The innovative HOPE programme allows first time homeowners to own both land and a new build house; the land is provided at no cost to the buyer and is used as collateral to qualify for the mortgage. The initiative will recoup the cost of the land by installing photovoltaic systems on every house; after 20 years, the systems will be transferred to the homeowners. It’s a refreshing take on a sustainable and affordable housing model, providing a win-win situation for both homeowners and the government.  


The first HOPE developments are Vespera Gardens, Lancaster (160 units: houses); Fustic Gardens (83 units: houses and townhouses); and Pool, St John (201 units: houses and townhouses). Architects Cubed provided the initial designs, which included single storey 2 and 3-bedroom houses, townhouses, and additional add-ons such as carports and patios. They also determined the overall arrangement of the development masterplans, which include green space.  
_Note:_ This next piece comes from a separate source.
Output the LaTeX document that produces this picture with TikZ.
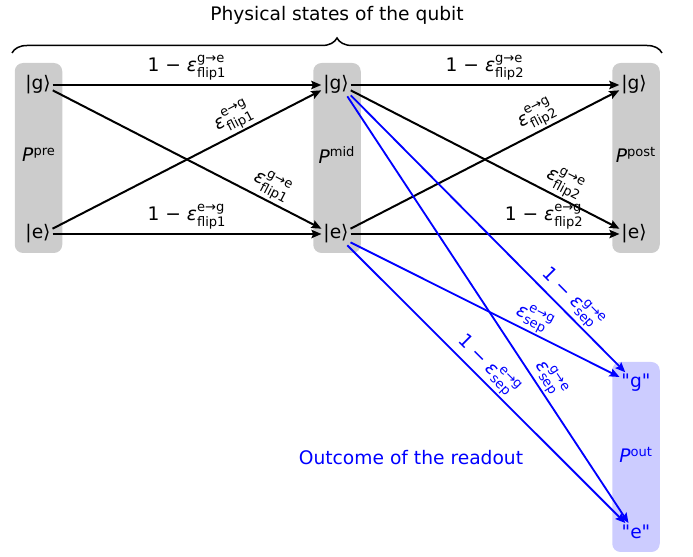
\documentclass[tikz,border=0pt]{standalone}
\usepackage{amsmath}
\usepackage{fontspec}
\setmainfont{DejaVu Sans}
\newfontfamily\quotefont{DejaVu Sans}
\usetikzlibrary{arrows.meta,decorations.pathreplacing}

\newcommand{\eps}[2]{$\textit{ε}^{\text{#1}}_{\text{#2}}$}
\newcommand{\omeps}[2]{1 − \eps{#1}{#2}}

\begin{document}
\begin{tikzpicture}[x=0.6pt,y=-0.6pt,font=\fontsize{11.2}{13}\selectfont,
  statebox/.style={fill=black!20,rounded corners=5pt,minimum width=28.5pt,minimum height=114pt,inner sep=0pt},
  outbox/.style={fill=blue!20,rounded corners=5pt,minimum width=28.5pt,minimum height=114pt,inner sep=0pt},
  ket/.style={inner sep=1pt},
  flip/.style={line width=1.2pt,-{Stealth[length=6pt,width=5pt,inset=1pt]}},
  readout/.style={blue,line width=1.1pt,-{Stealth[length=6pt,width=5pt,inset=1pt]}},
  lab/.style={sloped,above,inner sep=1pt}]
  \useasboundingbox (0,0) rectangle (693,557);

  % boxes
  \node[statebox] (boxpre) at (38.5,158) {};
  \node[statebox] (boxmid) at (337,158) {};
  \node[statebox] (boxpost) at (636,158) {};
  \node[outbox] (boxout) at (636,457) {};

  % states
  \node[ket] (gpre) at (38,85) {|g⟩};
  \node[ket] (epre) at (38,234) {|e⟩};
  \node[ket] (gmid) at (336,85) {|g⟩};
  \node[ket] (emid) at (336,234) {|e⟩};
  \node[ket] (gpost) at (634,85) {|g⟩};
  \node[ket] (epost) at (634,234) {|e⟩};
  \node[ket,blue] (og) at (636,383) {\quotefont"g"};
  \node[ket,blue] (oe) at (636,532) {\quotefont"e"};

  \node (ppre) at (39,155) {\textit{P}\textsuperscript{pre}};
  \node (pmid) at (337,155) {\textit{P}\textsuperscript{mid}};
  \node (ppost) at (636,155) {\textit{P}\textsuperscript{post}};
  \node[blue] (pout) at (636,455) {\textit{P}\textsuperscript{out}};

  % brace and titles
  \coordinate (braceL) at (12,53);
  \coordinate (braceR) at (662,53);
  \draw[line width=0.9pt,decorate,decoration={brace,amplitude=9pt}] (braceL) -- (braceR);
  \node (title) at (337,15) {Physical states of the qubit};
  \node[blue] (outtitle) at (411,458) {Outcome of the readout};

  % first flip
  \draw[flip] (gpre.east) -- node[above,inner sep=2pt] {\omeps{g→e}{flip1}} (gmid.west);
  \draw[flip] (epre.east) -- node[above,inner sep=2pt] {\omeps{e→g}{flip1}} (emid.west);
  \draw[flip] (gpre.-20) -- node[lab,pos=0.79] {\eps{g→e}{flip1}} (emid.160);
  \draw[flip] (epre.20) -- node[lab,pos=0.7] {\eps{e→g}{flip1}} (gmid.200);

  % second flip
  \draw[flip] (gmid.east) -- node[above,inner sep=2pt] {\omeps{g→e}{flip2}} (gpost.west);
  \draw[flip] (emid.east) -- node[above,inner sep=2pt,pos=0.72] {\omeps{e→g}{flip2}} (epost.west);
  \draw[flip] (gmid.-20) -- node[lab,pos=0.77] {\eps{g→e}{flip2}} (epost.160);
  \draw[flip] (emid.20) -- node[lab,pos=0.72] {\eps{e→g}{flip2}} (gpost.200);

  % readout
  \draw[readout] (gmid.-35) -- node[lab,pos=0.77] {\omeps{g→e}{sep}} (og.135);
  \draw[readout] (gmid.-45) -- node[lab,pos=0.68] {\eps{g→e}{sep}} (oe.130);
  \draw[readout] (emid.-30) -- node[lab,pos=0.66] {\eps{e→g}{sep}} (og.160);
  \draw[readout] (emid.-45) -- node[lab,pos=0.47] {\omeps{e→g}{sep}} (oe.140);
\end{tikzpicture}
\end{document}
The Client’s Brief was to design an ‘aspirational’ house; one which spoke to the typical Barbadian vernacular of the familiar chattel house. Architects Cubed took this concept and ran with it, providing a new take on this traditional housing typology.  


“We saw the development as a solar farm with housing beneath it,” describes Shawna Beechley, which was a driving force behind a key design feature: the shaping of the roofs. One side has been angled at 13 degrees, the optimal angle to maximise solar gain based on the country’s latitude. The other side is angled at 45 degrees, referencing the slope of a typical chattel house. This asymmetry influences how the houses are arranged within the masterplan, optimising the collection of solar energy throughout.  


Understanding these site-specific conditions and incorporating them into the design not only aspires to create a sustainably functioning home, but is fundamental to the success of an initiative such as HOPE. “It’s a cleverer design than you think,” enthuses Linda Moore. “The easy thing to do would have been to design the same thing as every other house when you have these constraints. But these have style; they’re sassy!”  


Traditionally, chattel houses are constructed from timber, but here, blockwork has been used to provide more resilient structures that require less maintenance. The houses are compact: the 2-bedroom layout is approximately 800 sq. ft. and the 3-bedroom is 1,030 sq. ft. Meticulously considering the furniture layouts influenced considerations like door swing directions so the overall plan creates the most efficient use of space. Window heights and sizes have been determined using the EPD (Environmental Protection Department) requirements as well as furniture placement and joinery. These seemingly simple design moves have significant thought and process behind them, and demonstrate the value that an architect’s knowledge can bring to a project. 


The first developments are currently onsite; providing benefits to the local construction industry as well as the soon-to-be homeowners. “This was started during Covid,” Linda explains, “[and] the idea was that we would use this infrastructure to get the island’s economy kickstarted again. We would use lots of small contractors rather than one big one to spread the wealth and the work around.” This widely beneficial venture is particularly commendable, and demonstrates a sustainable model within the local construction community. 


The HOPE housing initiative is redefining the typical Barbadian housing model, whilst effectively responding to financial and climatic constraints. Architects Cubed’s modernisation of the island’s traditional housing aesthetic is the crux of what makes these developments so exciting: in demonstrating the inherent value that architects and designers can bring to the built environment, they are paving the way for how all future Barbadian housing should be designed and constructed.